Today, the understanding that meditation practice is an everyday part of our relationships is fairly common. Nevertheless this understanding doesn't make what we have to eventually face any easier. We have to face our demons and our disappointments. There is no designated time or place for doing this. As long as we are practicing earnestly, practicing with a sincere effort to face the truth about our lives, sooner or later a light will go on and we'll say—perhaps with a shudder or a sigh—"Oh, this is a crossroad. Maybe, instead of launching into my usual defensive manner of dealing with avoiding the phone call to my mother, I'll hang back and see if there's a bit of something I can learn here."
If we engage in trying to understand our actions, then something begins to change. For example, in the experience with my mother, over several months, I had thought from time to time about making contact with her, but every time the thought arose, the butterflies fluttered in my stomach, my breath shortened, and I quickly drove the possibility from my mind. Then, one morning, instead of ignoring the dread of the phone call, I sat by the phone and gave myself permission to witness whatever came up. At times I experienced dread, other times anger, sometimes righteous indignation, and other times deep sadness. I performed this ritual many times. Each encounter with the phone dial brought me closer to truly understanding the meaning of the precept I take up the way of letting go of anger.

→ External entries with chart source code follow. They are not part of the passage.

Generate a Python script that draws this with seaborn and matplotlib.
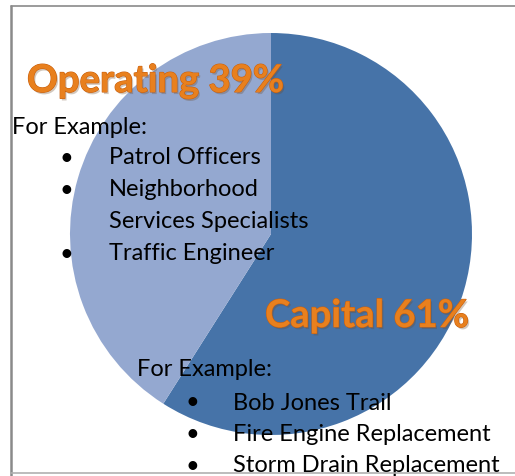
import matplotlib
matplotlib.use("Agg")
import matplotlib.pyplot as plt
import matplotlib.patheffects as pe
from matplotlib.lines import Line2D
import seaborn as sns

categories = ["Capital", "Operating"]
wedge_values = [59, 41]  # wedge sizes as drawn in the picture
labels = ["Capital 61%", "Operating 39%"]
operating_examples = ["Patrol Officers", "Neighborhood", "Services Specialists", "Traffic Engineer"]
operating_bullets = [True, True, False, True]
capital_examples = ["Bob Jones Trail", "Fire Engine Replacement", "Storm Drain Replacement"]

sns.set_theme(style="white")
plt.rcParams["font.family"] = ["Lato", "DejaVu Sans"]

W, H = 515, 476
fig = plt.figure(figsize=(W / 100, H / 100), dpi=100)
ax = fig.add_axes([0, 0, 1, 1])
colors = ["#4673A8", "#94A8D0"]
ax.pie(wedge_values, colors=colors, startangle=90, counterclock=False,
       center=(271, H - 234), radius=201, wedgeprops=dict(linewidth=0))
ax.set_xlim(0, W)
ax.set_ylim(0, H)
ax.set_aspect("auto")
ax.axis("off")

def py(y):
    return H - y

orange = "#E8801E"
title_fx = [pe.withSimplePatchShadow(offset=(1.2, -1.5), shadow_rgbFace="#6b4a2a", alpha=0.3),
            pe.withStroke(linewidth=0.8, foreground="#C86010")]
ax.text(27, py(81), labels[1], fontsize=27.5, fontweight="bold", color=orange,
        ha="left", va="center", path_effects=title_fx)
ax.text(265, py(316), labels[0], fontsize=27.5, fontweight="bold", color=orange,
        ha="left", va="center", path_effects=title_fx)

fs = 17
ax.text(12, py(127), "For Example:", fontsize=fs, ha="left", va="center", color="black")
for i, (t, b) in enumerate(zip(operating_examples, operating_bullets)):
    y = py(158 + 32 * i)
    if b:
        ax.text(60, y, "•", fontsize=fs, ha="left", va="center", color="black")
    ax.text(109, y, t, fontsize=fs, ha="left", va="center", color="black")

ax.text(137, py(369), "For Example:", fontsize=fs, ha="left", va="center", color="black")
for i, t in enumerate(capital_examples):
    y = py(403 + 31.5 * i)
    ax.text(185, y, "•", fontsize=fs, ha="left", va="center", color="black")
    ax.text(233, y, t, fontsize=fs, ha="left", va="center", color="black")

# frame lines
fig.add_artist(Line2D([11 / W, 11 / W], [0, 1 - 6 / H], transform=fig.transFigure, color="#8a8a8a", lw=1.8))
fig.add_artist(Line2D([11 / W, 1], [1 - 6 / H, 1 - 6 / H], transform=fig.transFigure, color="#8a8a8a", lw=1.2))
fig.add_artist(Line2D([11 / W, 1], [1 - 473 / H, 1 - 473 / H], transform=fig.transFigure, color="#b0b0b0", lw=1.2))

fig.savefig("out.png", dpi=100)
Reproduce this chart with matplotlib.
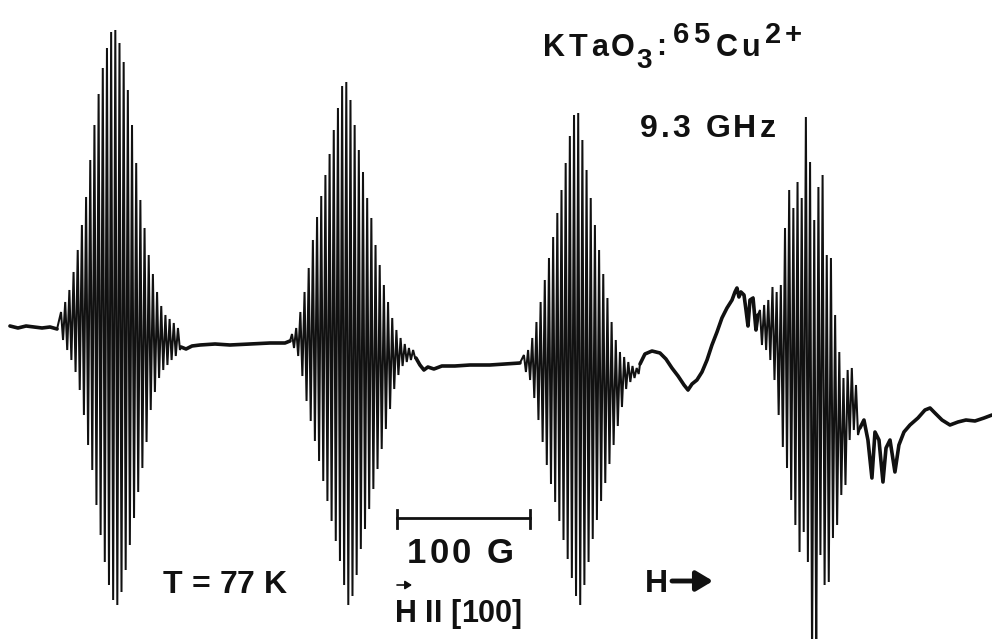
import numpy as np
import matplotlib
matplotlib.use("Agg")
import matplotlib.pyplot as plt
from matplotlib.patches import FancyArrowPatch

plt.rcParams['font.family'] = ['Liberation Sans', 'DejaVu Sans']

# field in gauss (relative), signal in arbitrary recorder units
LINE_STEP = 3.14          # superhyperfine line spacing, G
g1_start, g2_start, g3_start, g4_start = 45.9, 219.6, 394.0, 571.5

# positive / negative excursion of every superhyperfine line
g1_top = [18, 28, 40, 58, 80, 105, 133, 170, 205, 236, 262, 282, 298, 300, 287,
          268, 240, 205, 167, 130, 102, 75, 56, 38, 24, 15, 11, 7, 2]
g1_bot = [-10, -20, -30, -42, -60, -85, -115, -140, -175, -205, -232, -255, -270, -275, -262,
          -240, -215, -188, -162, -138, -112, -80, -62, -48, -40, -35, -30, -26, -20]

g2_top = [-4, 2, 18, 38, 62, 90, 113, 134, 155, 176, 200, 222, 244, 248, 230,
          205, 180, 158, 132, 112, 85, 65, 45, 28, 12, 0, -8, -14, -18, -20]
g2_bot = [-18, -26, -46, -71, -91, -111, -131, -151, -171, -191, -211, -231, -255, -275, -266,
          -245, -219, -199, -179, -159, -139, -119, -99, -79, -59, -45, -36, -32, -30, -28]

g3_top = [-25, -20, -8, 8, 28, 50, 72, 93, 117, 140, 167, 194, 215, 217,
          190, 160, 132, 105, 80, 56, 32, 8, -10, -22, -27, -32, -36, -38]
g3_bot = [-42, -50, -68, -90, -112, -135, -154, -172, -191, -210, -229, -248, -266, -275,
          -255, -232, -209, -190, -171, -153, -134, -115, -96, -77, -59, -52, -48, -44]

g4_top = [20, 25, 30, 43, 38, 45, 102, 140, 122, 148, 132, 213, 168, 110,
          143, 155, 75, 72, 15, -22, -48, -40, -38, -55]
g4_bot = [-15, -20, -30, -50, -85, -117, -138, -170, -195, -222, -202, -232, -330, -330,
          -225, -255, -252, -208, -195, -165, -155, -110, -100, -105]

# recorder trace between the line groups
base0_H = [7.5, 13.5, 19.6, 25.6, 31.6, 37.6, 42.9]
base0_S = [4, 2, 4, 3, 2, 3, 1]
base1_H = [136.1, 139.9, 144.4, 150.4, 161.7, 172.9, 188.0, 203.0, 214.3, 218.1]
base1_S = [-17, -19, -16, -15, -14, -15, -14, -13, -13, -11]
base2_H = [312.8, 315.8, 318.8, 321.8, 326.3, 332.3, 342.1, 353.4, 368.4, 379.7, 391.0]
base2_S = [-28, -35, -40, -37, -39, -36, -36, -35, -35, -34, -33]
base3_H = [481.3, 485.0, 490.3, 496.3, 500.8, 505.3, 509.9, 514.4, 517.4, 520.4, 524.1,
           527.9, 531.7, 535.4, 539.2, 542.9, 546.7, 550.5, 552.7, 554.2, 555.7, 557.2,
           559.5, 561.0, 562.5, 564.0, 566.3, 568.5, 570.0]
base3_S = [-34, -24, -21, -23, -29, -38, -46, -55, -60, -54, -50,
           -42, -30, -15, -2, 12, 22, 30, 38, 42, 33, 38,
           35, 20, 4, 30, 32, 0, 15]
base4_H = [646.7, 649.7, 652.7, 655.7, 658.0, 661.0, 664.0, 666.3, 669.3, 673.0, 676.0,
           679.8, 684.3, 690.3, 695.6, 699.4, 703.1, 708.4, 714.4, 720.4, 726.4, 733.2,
           740.0, 746.0]
base4_S = [-98, -90, -110, -148, -102, -110, -152, -118, -110, -142, -115,
           -102, -95, -88, -80, -78, -83, -90, -95, -92, -90, -91, -88, -85]


def line_group(start, tops, bots):
    n = len(tops)
    pos = start + LINE_STEP * np.arange(n)
    h = np.empty(2 * n)
    s = np.empty(2 * n)
    h[0::2], h[1::2] = pos, pos + 0.48 * LINE_STEP
    s[0::2], s[1::2] = tops, bots
    return h, s


pieces = [
    (np.array(base0_H), np.array(base0_S)),
    line_group(g1_start, g1_top, g1_bot),
    (np.array(base1_H), np.array(base1_S)),
    line_group(g2_start, g2_top, g2_bot),
    (np.array(base2_H), np.array(base2_S)),
    line_group(g3_start, g3_top, g3_bot),
    (np.array(base3_H), np.array(base3_S)),
    line_group(g4_start, g4_top, g4_bot),
    (np.array(base4_H), np.array(base4_S)),
]
H = np.concatenate([p[0] for p in pieces])
S = np.concatenate([p[1] for p in pieces])

W, Hpx = 992, 639
fig = plt.figure(figsize=(W / 100, Hpx / 100), dpi=100)
ax = fig.add_axes([0, 0, 1, 1])
ax.set_xlim(0, 746)
ax.set_ylim(-309, 330)
ax.axis('off')

ink = '#111111'
ax.plot(H, S, color=ink, lw=1.45, solid_joinstyle='miter')
# pen trace is thicker on the flat parts
for h, s in pieces[0::2]:
    ax.plot(h, s, color=ink, lw=2.6, solid_capstyle='round')

# 100 G scale bar
bar_H = [298.5, 398.5]
bar_S = -188
ax.plot(bar_H, [bar_S, bar_S], color=ink, lw=2.0)
for hb in bar_H:
    ax.plot([hb, hb], [bar_S + 8, bar_S - 10], color=ink, lw=2.0)

renderer = fig.canvas.get_renderer()


def tracked(x, y, s, size=23, track=0.0):
    # letter-spaced bold label, x/y in pixels from the top-left corner
    for ch in s:
        if ch == ' ':
            x += 0.28 * size * 100 / 72 + track
            continue
        t = fig.text(x / W, 1 - y / Hpx, ch, fontsize=size, fontweight='bold',
                     color=ink, va='baseline', ha='left')
        x += t.get_window_extent(renderer).width + track
    return x


tracked(407, 563, '100 G', size=25, track=3)
tracked(163, 593, 'T = 77 K')
tracked(640, 137, '9.3 GHz', track=3)
tracked(645, 592, 'H')
tracked(395, 622, 'H II [100]', size=22)

# title KTaO3:65Cu2+
x = tracked(543, 56, 'K', size=22, track=4)
x = tracked(x, 56, 'TaO', size=22, track=3)
x = tracked(x - 1, 68, '3', size=20, track=4)
x = tracked(x, 55, ':', size=22, track=7)
x = tracked(x, 43, '65', size=21, track=4)
x = tracked(x + 2, 56, 'Cu', size=22, track=4)
tracked(x + 1, 43, '2+', size=21, track=3)

# arrows
fig.patches.append(FancyArrowPatch(
    (672, Hpx - 581), (713, Hpx - 581), transform=None,
    arrowstyle='-|>,head_length=10,head_width=6',
    color=ink, lw=3.5, shrinkA=0, shrinkB=0))
fig.patches.append(FancyArrowPatch(
    (397, Hpx - 585), (412, Hpx - 585), transform=None,
    arrowstyle='-|>,head_length=4,head_width=2.5',
    color=ink, lw=1.2, shrinkA=0, shrinkB=0))

fig.savefig('out.png', dpi=100, facecolor='white')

As I replayed the same old story that made me the victim, I learned that just under the rising heat of anger was the quickening heartbeat of the fearful child. Sometimes I wanted to forget it all and lapse into the story of why I didn't have to face any of it—why the silence was justified. Then I began to learn something about the precept of I take up the way of meeting others on equal ground. Maybe I didn't speak ill about my mother or gossip about her to others, but certainly I was invested in blaming or faulting her. Round and round I tumbled, until I finally began to experience the sinews of my resistance loosening. I engaged in this ritual over many months before I finally picked up the receiver and dialed Boston—617 . . .
I found later as a Zen teacher that what took me years to stumble into can be more directly accessed by working with the precepts: the knowledge that understanding of useful action emerges from the most ordinary events of everyday life and in the situations we want to avoid most. This is the approach to the precepts upon which I base my work with my students.
There is no rule or formula that can tell you what to do. There is no calculation that you can always perform that will determine the best course of action for every situation. But one thing we can rely on is that if we learn how to be present in the situation without getting caught in self-centered thinking, our chances of taking action that best serves the situation will be far greater. This is where working with the precepts as an awareness practice can be of help. Sometimes the way will be clear and sometimes not. If it's not, you just make the best choice you can and practice with the results.
So we can think of the precepts both as keys to self discovery, allowing us to see how our habitual patterns of thinking lead us to do things that are hurtful to ourselves and others, and as companions signaling us when we are about to take hurtful action. They encourage us in the spirit of open questioning to unveil our deepest beliefs that define for us the shape and limitations of how we view who we are. They reveal with crystal clarity the truth that our happiness and well-being are intricately connected to the happiness and well-being of others; we can't have one without the other. In the deepest sense, our actions are our heritage let go into the world.